Perestroika is not manna from heaven.
–Mikhail Gorbachev, at the Nineteenth Soviet Communist Party Conference
For years, if they wished to be honest, observers of the Soviet Union had to work like archeologists, digging below the political surface to discover real social changes taking place in the country. Today, as the frontiers of freedom are extended every day, as Soviet memory stretches into the past, as genuine debate picks up and institutions begin to be reshaped, one has the excitement of. watching history in the making. But the exhilaration brings its own problems–and I don’t mean for the conservative preachers who had sworn that the Evil Empire was frozen forever. They have by now conveniently forgotten their predictions and retreated to a new line of propaganda, some saying that Gorbachev is bound to break his political neck, others arguing that his only salvation lies in a conversion to capitalism. No, judging by some stern condemnations or uncritical endorsements on the left, it is Western socialists who face problems. They must revise their assessment of the nature of the rapidly changing Soviet society and brush up their concepts of revolution “from above” or “from below,” as well as of the relationship between the two.

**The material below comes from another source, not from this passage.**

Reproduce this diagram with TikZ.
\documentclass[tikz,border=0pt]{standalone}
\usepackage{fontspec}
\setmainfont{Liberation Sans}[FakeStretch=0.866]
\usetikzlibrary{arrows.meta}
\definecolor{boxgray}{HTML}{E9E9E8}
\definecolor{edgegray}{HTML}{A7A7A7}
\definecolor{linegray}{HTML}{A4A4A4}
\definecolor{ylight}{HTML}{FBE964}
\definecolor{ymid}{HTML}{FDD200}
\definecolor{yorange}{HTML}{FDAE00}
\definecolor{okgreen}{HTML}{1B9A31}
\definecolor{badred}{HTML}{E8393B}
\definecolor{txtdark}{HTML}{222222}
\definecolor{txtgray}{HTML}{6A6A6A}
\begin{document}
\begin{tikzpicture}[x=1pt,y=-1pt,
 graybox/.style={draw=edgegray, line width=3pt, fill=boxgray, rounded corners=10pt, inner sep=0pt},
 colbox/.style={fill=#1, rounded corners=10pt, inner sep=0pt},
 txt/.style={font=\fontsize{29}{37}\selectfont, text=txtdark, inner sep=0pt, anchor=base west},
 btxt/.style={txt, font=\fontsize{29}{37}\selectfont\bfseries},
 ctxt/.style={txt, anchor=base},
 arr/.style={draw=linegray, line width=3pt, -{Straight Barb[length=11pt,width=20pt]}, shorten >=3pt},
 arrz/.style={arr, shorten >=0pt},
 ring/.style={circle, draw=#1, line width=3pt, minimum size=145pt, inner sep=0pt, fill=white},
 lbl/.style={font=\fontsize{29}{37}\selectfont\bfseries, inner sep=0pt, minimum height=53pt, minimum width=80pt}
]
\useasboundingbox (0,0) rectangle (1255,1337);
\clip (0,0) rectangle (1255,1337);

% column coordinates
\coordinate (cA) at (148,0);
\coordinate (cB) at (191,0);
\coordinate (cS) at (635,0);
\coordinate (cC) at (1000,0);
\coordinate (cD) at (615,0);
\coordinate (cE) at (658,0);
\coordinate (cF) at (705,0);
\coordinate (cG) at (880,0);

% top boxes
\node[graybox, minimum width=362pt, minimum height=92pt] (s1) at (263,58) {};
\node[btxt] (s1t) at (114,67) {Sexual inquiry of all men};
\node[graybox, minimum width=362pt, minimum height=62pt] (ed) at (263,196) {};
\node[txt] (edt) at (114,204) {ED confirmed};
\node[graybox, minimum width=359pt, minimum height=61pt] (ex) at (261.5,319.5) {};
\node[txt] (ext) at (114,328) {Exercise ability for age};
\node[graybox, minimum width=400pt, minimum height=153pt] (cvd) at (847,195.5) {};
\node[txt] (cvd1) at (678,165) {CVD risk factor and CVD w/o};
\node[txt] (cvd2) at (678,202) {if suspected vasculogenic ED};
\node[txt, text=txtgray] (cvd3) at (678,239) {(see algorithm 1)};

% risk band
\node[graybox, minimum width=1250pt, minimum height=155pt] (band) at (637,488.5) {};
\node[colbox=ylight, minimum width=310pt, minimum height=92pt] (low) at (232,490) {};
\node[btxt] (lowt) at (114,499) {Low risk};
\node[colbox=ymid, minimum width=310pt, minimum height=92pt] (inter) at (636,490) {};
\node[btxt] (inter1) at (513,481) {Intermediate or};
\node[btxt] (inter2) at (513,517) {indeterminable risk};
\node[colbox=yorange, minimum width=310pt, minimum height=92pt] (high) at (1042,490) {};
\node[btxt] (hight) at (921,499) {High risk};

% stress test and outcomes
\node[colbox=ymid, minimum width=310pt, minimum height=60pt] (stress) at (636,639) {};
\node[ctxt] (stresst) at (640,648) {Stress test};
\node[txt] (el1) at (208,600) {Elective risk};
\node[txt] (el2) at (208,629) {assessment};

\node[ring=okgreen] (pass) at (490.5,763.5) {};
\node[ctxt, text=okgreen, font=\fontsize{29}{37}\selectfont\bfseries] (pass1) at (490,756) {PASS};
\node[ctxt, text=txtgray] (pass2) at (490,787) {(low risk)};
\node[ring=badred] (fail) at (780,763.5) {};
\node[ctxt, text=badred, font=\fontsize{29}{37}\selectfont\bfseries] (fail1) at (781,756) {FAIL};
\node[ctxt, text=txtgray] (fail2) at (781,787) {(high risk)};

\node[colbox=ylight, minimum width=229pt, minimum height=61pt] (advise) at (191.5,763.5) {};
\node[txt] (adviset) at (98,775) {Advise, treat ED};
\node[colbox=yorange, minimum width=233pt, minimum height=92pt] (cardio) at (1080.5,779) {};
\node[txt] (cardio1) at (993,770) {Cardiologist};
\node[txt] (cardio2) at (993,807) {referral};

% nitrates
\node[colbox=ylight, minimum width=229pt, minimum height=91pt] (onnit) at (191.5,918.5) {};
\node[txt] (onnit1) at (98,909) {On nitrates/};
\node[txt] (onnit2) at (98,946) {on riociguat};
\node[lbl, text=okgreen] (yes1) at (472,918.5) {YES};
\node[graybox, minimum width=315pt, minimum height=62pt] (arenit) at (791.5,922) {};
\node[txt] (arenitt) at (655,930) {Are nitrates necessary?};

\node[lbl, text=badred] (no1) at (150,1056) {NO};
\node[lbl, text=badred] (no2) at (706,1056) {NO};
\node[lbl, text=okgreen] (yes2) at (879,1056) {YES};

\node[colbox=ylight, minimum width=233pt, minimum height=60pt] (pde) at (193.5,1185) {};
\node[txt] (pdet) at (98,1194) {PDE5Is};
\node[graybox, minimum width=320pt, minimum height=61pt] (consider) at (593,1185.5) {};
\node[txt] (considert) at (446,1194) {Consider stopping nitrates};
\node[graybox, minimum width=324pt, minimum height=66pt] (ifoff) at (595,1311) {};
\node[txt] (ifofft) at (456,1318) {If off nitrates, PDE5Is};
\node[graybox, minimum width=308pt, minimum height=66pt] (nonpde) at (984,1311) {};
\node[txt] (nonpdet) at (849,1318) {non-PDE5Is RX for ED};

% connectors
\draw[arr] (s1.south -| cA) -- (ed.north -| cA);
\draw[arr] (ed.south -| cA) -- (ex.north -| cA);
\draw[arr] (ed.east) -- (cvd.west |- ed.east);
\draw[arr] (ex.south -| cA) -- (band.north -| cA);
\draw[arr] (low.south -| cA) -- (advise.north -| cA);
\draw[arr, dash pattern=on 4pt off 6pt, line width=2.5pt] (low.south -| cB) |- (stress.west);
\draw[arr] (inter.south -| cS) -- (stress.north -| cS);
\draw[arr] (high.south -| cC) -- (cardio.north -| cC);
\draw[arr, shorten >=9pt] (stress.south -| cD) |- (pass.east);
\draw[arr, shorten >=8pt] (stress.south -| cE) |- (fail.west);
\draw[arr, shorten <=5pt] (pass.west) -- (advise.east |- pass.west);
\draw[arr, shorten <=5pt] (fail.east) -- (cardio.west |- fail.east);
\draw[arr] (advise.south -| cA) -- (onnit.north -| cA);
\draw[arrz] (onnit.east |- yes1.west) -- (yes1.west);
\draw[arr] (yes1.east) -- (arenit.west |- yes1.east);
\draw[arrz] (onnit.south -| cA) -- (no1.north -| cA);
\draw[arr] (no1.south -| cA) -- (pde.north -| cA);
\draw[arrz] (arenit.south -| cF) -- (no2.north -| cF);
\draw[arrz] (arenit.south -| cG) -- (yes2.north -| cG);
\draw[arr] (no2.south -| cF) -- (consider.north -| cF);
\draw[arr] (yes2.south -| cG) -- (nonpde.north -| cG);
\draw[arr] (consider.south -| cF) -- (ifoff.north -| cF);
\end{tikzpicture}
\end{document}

They must also hurry because, however important, the transformations of the past three years are merely the first stage of a vast upheaval, and the changes so far have been far easier to assess than those that are still to come. It is natural to be for glasnost, for the publication of banned books or of manuscripts lying hopelessly in a drawer, for the showing of films and the staging of plays hitherto forbidden by the censor. Who but the diehard defending a privileged position can be against freedom of the press, of television, against the extraordinary breath of fresh air that is sweeping through the Soviet Union?

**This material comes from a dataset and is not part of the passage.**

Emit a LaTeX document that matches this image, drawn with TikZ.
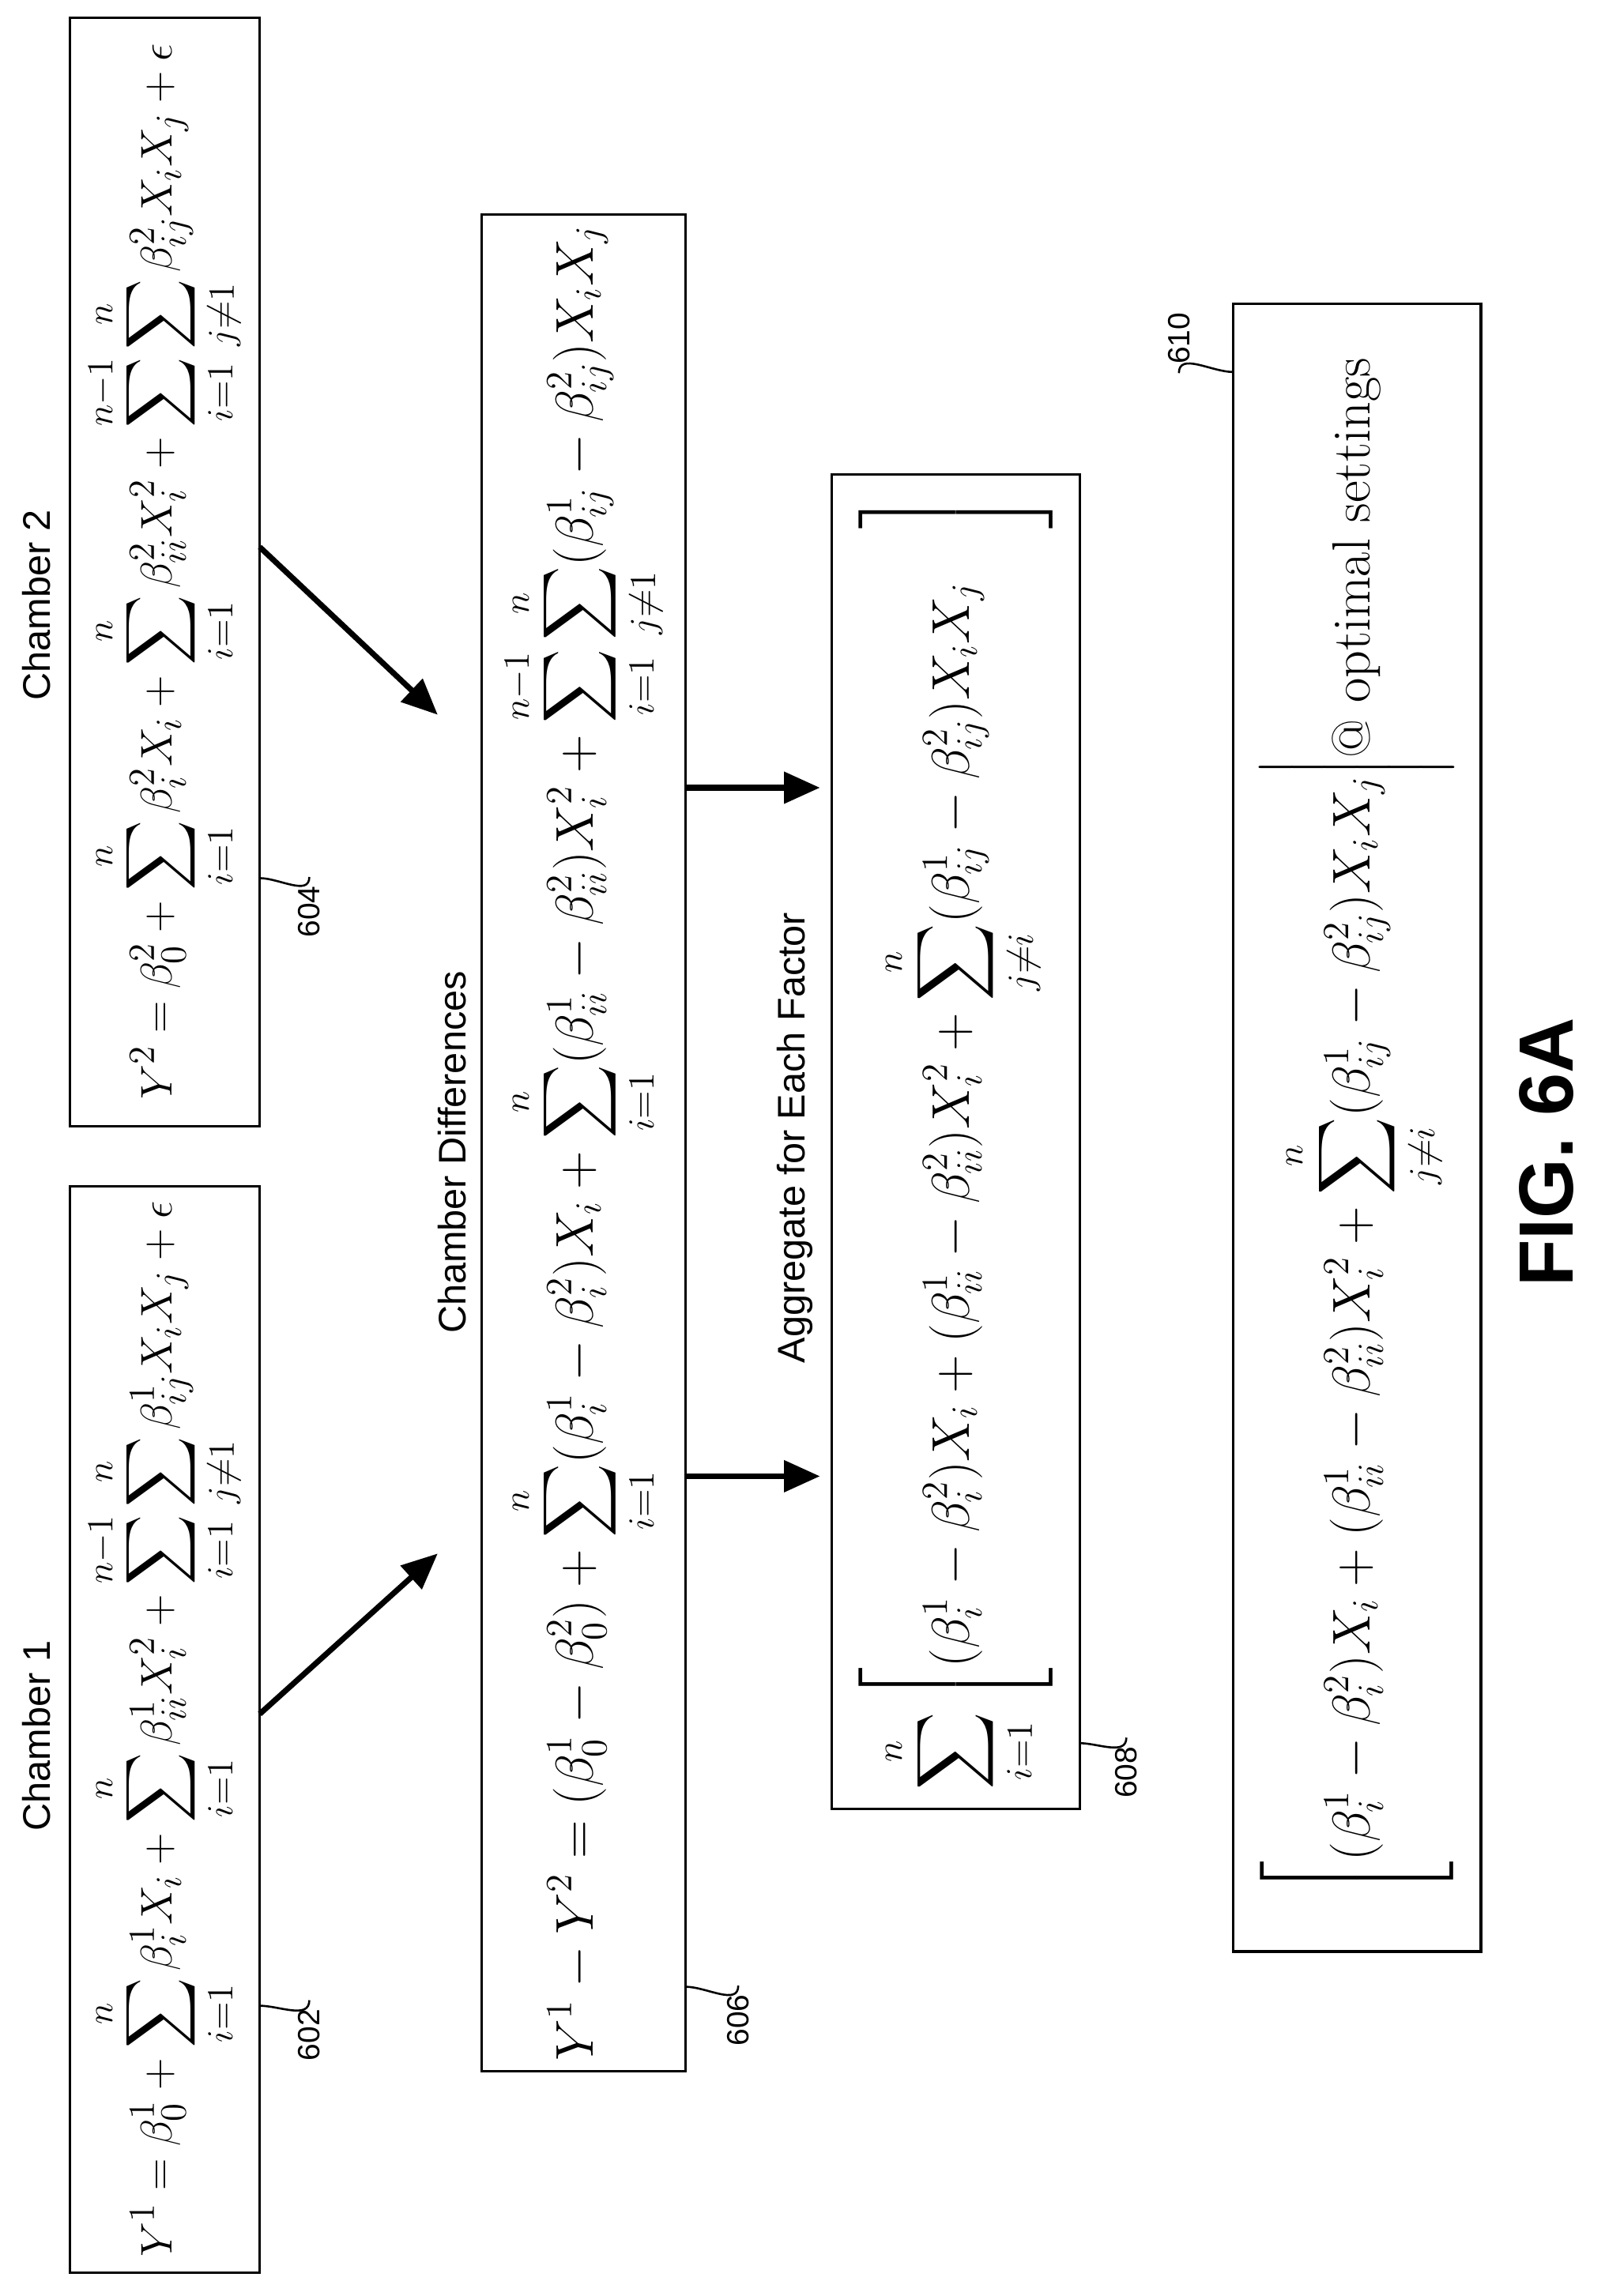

The same is true of the reconquest of the recent past. The historical assessment of Stalin’s rule and its aftermath is not just a question of rehabilitation and justice for the victims. The Russians need history, as a speaker at the Nineteenth All-Union Party Conference put it, to know “how we got into that swamp.” Furthermore, as I have argued before in these pages, access to the past implies the right of access to the present [see Singer, “On Recapturing the Soviet Past,” The Nation, December 12, 19871. If Soviet citizens are allowed to have all the elements of the debate on, say, the industrialization of the 1920s, they are entitled to have a similar debate on perestroika.

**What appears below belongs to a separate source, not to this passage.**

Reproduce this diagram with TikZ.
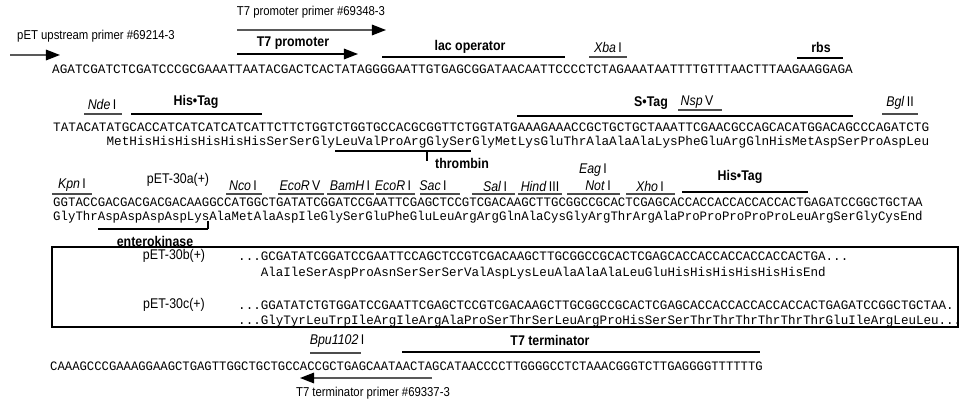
\documentclass[tikz,border=0pt]{standalone}
\usepackage{fontspec}
\setmainfont{Liberation Sans}[FakeStretch=0.88]
\setmonofont{Liberation Mono}
\usepackage{graphicx}
\usetikzlibrary{arrows.meta,positioning}
\newcommand{\enz}[2]{\textit{#1}\,#2}
\newcommand{\dna}[2]{\scalebox{#1}[1]{#2}}

\begin{document}
\begin{tikzpicture}[
  x=0.03cm, y=-0.03cm,
  lbl/.style={font=\fontsize{11}{13}\selectfont, inner sep=0pt},
  feat/.style={font=\bfseries\fontsize{12}{14}\selectfont, inner sep=0pt},
  site/.style={font=\fontsize{12}{14}\selectfont, inner sep=0pt},
  seqtxt/.style={font=\ttfamily\fontsize{11}{13}\selectfont, inner sep=0pt, anchor=base west},
  bar/.style={line width=1.7pt},
  uline/.style={line width=1.2pt, black!70},
  primer/.style={line width=1.3pt, black!65, -{Triangle[length=12pt,width=9pt,color=black]}},
]
\useasboundingbox (0,0) rectangle (961,401);

% primers, promoter, operator
\node[lbl] (t7pp) at (311,12) {T7 promoter primer \#69348-3};
\coordinate (t7ppA) at (237,30); \coordinate (t7ppB) at (386,30);
\draw[primer] (t7ppA) -- (t7ppB);
\node[lbl] (uppr) at (96,36) {pET upstream primer \#69214-3};
\coordinate (upprA) at (10,55); \coordinate (upprB) at (60,55);
\draw[primer] (upprA) -- (upprB);
\node[feat] (t7p) at (293,43) {T7 promoter};
\coordinate (t7pA) at (237,54); \coordinate (t7pB) at (358,54);
\draw[primer, black] (t7pA) -- (t7pB);
\node[feat] (lac) at (470,47) {lac operator};
\coordinate (lacA) at (382,57); \coordinate (lacB) at (565,57);
\draw[bar] (lacA) -- (lacB);
\node[site] (xba) at (608,47) {\enz{Xba}{I}};
\coordinate (xbaA) at (589,57); \coordinate (xbaB) at (627,57);
\draw[uline] (xbaA) -- (xbaB);
\node[feat] (rbs) at (821,47) {rbs};
\coordinate (rbsA) at (797,58); \coordinate (rbsB) at (843,58);
\draw[bar] (rbsA) -- (rbsB);
\node[seqtxt] (row1) at (52,74) {\dna{0.986}{AGATCGATCTCGATCCCGCGAAATTAATACGACTCACTATAGGGGAATTGTGAGCGGATAACAATTCCCCTCTAGAAATAATTTTGTTTAACTTTAAGAAGGAGA}};

% row 2
\node[site] (nde) at (102,104) {\enz{Nde}{I}};
\coordinate (ndeA) at (84,114); \coordinate (ndeB) at (122,114);
\draw[uline] (ndeA) -- (ndeB);
\node[feat] (his1) at (196,102) {His•Tag};
\coordinate (his1A) at (131,114); \coordinate (his1B) at (262,114);
\draw[bar] (his1A) -- (his1B);
\node[feat] (stag) at (651,103) {S•Tag};
\coordinate (stagA) at (517,116); \coordinate (stagB) at (853,116);
\draw[bar] (stagA) -- (stagB);
\node[site] (nsp) at (697,102) {\enz{Nsp}{V}};
\coordinate (nspA) at (678,110); \coordinate (nspB) at (722,110);
\draw[uline] (nspA) -- (nspB);
\node[site] (bgl) at (900,103) {\enz{Bgl}{II}};
\coordinate (bglA) at (882,114); \coordinate (bglB) at (918,114);
\draw[uline] (bglA) -- (bglB);
\node[seqtxt] (row2) at (53,132) {\dna{0.985}{TATACATATGCACCATCATCATCATCATTCTTCTGGTCTGGTGCCACGCGGTTCTGGTATGAAAGAAACCGCTGCTGCTAAATTCGAACGCCAGCACATGGACAGCCCAGATCTG}};
\node[seqtxt] (aa2) at (53,146) {\dna{0.985}{\hphantom{TATACAT}MetHisHisHisHisHisHisSerSerGlyLeuValProArgGlySerGlyMetLysGluThrAlaAlaAlaLysPheGluArgGlnHisMetAspSerProAspLeu}};
\coordinate (thrA) at (335,151); \coordinate (thrB) at (471,151);
\coordinate (thrC) at (427,151); \coordinate (thrD) at (427,161);
\draw[bar] (thrA) -- (thrB);
\draw[line width=1.2pt] (thrC) -- (thrD);
\node[feat] (thr) at (462,163) {thrombin};

% row 3
\node[site] (kpn) at (72,185) {\enz{Kpn}{I}};
\coordinate (kpnA) at (52,194); \coordinate (kpnB) at (92,194);
\draw[uline] (kpnA) -- (kpnB);
\node[lbl, font=\fontsize{12}{14}\selectfont] (p30a) at (178,180) {pET-30a(+)};
\node[site] (nco) at (243,186) {\enz{Nco}{I}};
\coordinate (ncoA) at (226,194); \coordinate (ncoB) at (262,194);
\draw[uline] (ncoA) -- (ncoB);
\node[site] (ecov) at (300,186) {\enz{EcoR}{V}};
\coordinate (ecovA) at (278,194); \coordinate (ecovB) at (324,194);
\draw[uline] (ecovA) -- (ecovB);
\node[site] (bam) at (350,186) {\enz{BamH}{I}};
\coordinate (bamA) at (327,194); \coordinate (bamB) at (374,194);
\draw[uline] (bamA) -- (bamB);
\node[site] (ecoi) at (393,186) {\enz{EcoR}{I}};
\coordinate (ecoiA) at (376,194); \coordinate (ecoiB) at (415,194);
\draw[uline] (ecoiA) -- (ecoiB);
\node[site] (sac) at (433,186) {\enz{Sac}{I}};
\coordinate (sacA) at (420,194); \coordinate (sacB) at (460,194);
\draw[uline] (sacA) -- (sacB);
\node[site] (sal) at (495,186) {\enz{Sal}{I}};
\coordinate (salA) at (472,194); \coordinate (salB) at (515,194);
\draw[uline] (salA) -- (salB);
\node[site] (hind) at (540,186) {\enz{Hind}{III}};
\coordinate (hindA) at (518,194); \coordinate (hindB) at (562,194);
\draw[uline] (hindA) -- (hindB);
\node[site] (eag) at (593,170) {\enz{Eag}{I}};
\node[site] (not) at (598,186) {\enz{Not}{I}};
\coordinate (notA) at (567,194); \coordinate (notB) at (620,194);
\draw[uline] (notA) -- (notB);
\node[site] (xho) at (650,186) {\enz{Xho}{I}};
\coordinate (xhoA) at (626,194); \coordinate (xhoB) at (675,194);
\draw[uline] (xhoA) -- (xhoB);
\node[feat] (his2) at (740,177) {His•Tag};
\coordinate (his2A) at (682,192); \coordinate (his2B) at (808,192);
\draw[bar] (his2A) -- (his2B);
\node[seqtxt] (row3) at (53,207) {\dna{0.961}{GGTACCGACGACGACGACAAGGCCATGGCTGATATCGGATCCGAATTCGAGCTCCGTCGACAAGCTTGCGGCCGCACTCGAGCACCACCACCACCACCACTGAGATCCGGCTGCTAA}};
\node[seqtxt] (aa3) at (53,221) {\dna{0.961}{GlyThrAspAspAspAspLysAlaMetAlaAspIleGlySerGluPheGluLeuArgArgGlnAlaCysGlyArgThrArgAlaProProProProProLeuArgSerGlyCysEnd}};
\coordinate (entA) at (98,229); \coordinate (entB) at (208,229);
\coordinate (entC) at (208,221);
\draw[bar] (entA) -- (entB);
\draw[line width=1.2pt] (entB) -- (entC);
\node[feat] (ent) at (155,241) {enterokinase};

% pET-30b(+) and pET-30c(+)
\draw[line width=1pt] (52,247) rectangle (958,327);
\node[lbl, font=\fontsize{12}{14}\selectfont] (p30b) at (174,256) {pET-30b(+)};
\node[seqtxt] (rowb) at (238,260) {\dna{0.974}{...GCGATATCGGATCCGAATTCCAGCTCCGTCGACAAGCTTGCGGCCGCACTCGAGCACCACCACCACCACCACTGA...}};
\node[seqtxt] (aab) at (238,276) {\dna{0.974}{\hphantom{...}AlaIleSerAspProAsnSerSerSerValAspLysLeuAlaAlaAlaLeuGluHisHisHisHisHisHisEnd}};
\node[lbl, font=\fontsize{12}{14}\selectfont] (p30c) at (174,305) {pET-30c(+)};
\node[seqtxt] (rowc) at (238,309) {\dna{0.974}{...GGATATCTGTGGATCCGAATTCGAGCTCCGTCGACAAGCTTGCGGCCGCACTCGAGCACCACCACCACCACCACTGAGATCCGGCTGCTAA.}};
\node[seqtxt] (aac) at (238,324) {\dna{0.974}{...GlyTyrLeuTrpIleArgIleArgAlaProSerThrSerLeuArgProHisSerSerThrThrThrThrThrThrGluIleArgLeuLeu...}};

% row 4
\node[site] (bpu) at (337,341) {\textit{Bpu1102}\,I};
\coordinate (bpuA) at (310,353); \coordinate (bpuB) at (361,353);
\draw[uline] (bpuA) -- (bpuB);
\node[feat] (t7t) at (550,340) {T7 terminator};
\coordinate (t7tA) at (402,352); \coordinate (t7tB) at (760,352);
\draw[bar] (t7tA) -- (t7tB);
\node[seqtxt] (row4) at (50,370) {\dna{0.950}{CAAAGCCCGAAAGGAAGCTGAGTTGGCTGCTGCCACCGCTGAGCAATAACTAGCATAACCCCTTGGGGCCTCTAAACGGGTCTTGAGGGGTTTTTTG}};
\coordinate (t7tpA) at (432,378); \coordinate (t7tpB) at (300,378);
\draw[primer] (t7tpA) -- (t7tpB);
\node[lbl] (t7tp) at (373,393) {T7 terminator primer \#69337-3};
\end{tikzpicture}
\end{document}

It is in this context that there are some worrisome signs of new distortion. The way in which several writers have presented Trotsky not as the victim of Stalinism but as its inspirer is, to put it mildly, indecent. The problem, again, is not whether Trotsky was wrong or right in this or that dispute. It is my guess that in its present mood the bulk of the Soviet intelligentsia, given an honest choice, would probably opt for Nikolai Bukharin (not the early “left Communist” but the moderate Bukharin, advocate of industrialization at “a snail’s pace”) over Trotsky, the “prophet” of permanent revolution. The essential thing, however, is to give an honest choice. By now, the only decent attitude is the one advocated by people like the historian Yuri Afanasiev: Let all the writings, including those of Stalin, be published, and consider Soviet citizens adult enough to make up their own minds. This, after all, is the basis of elementary–let alone socialist–democracy.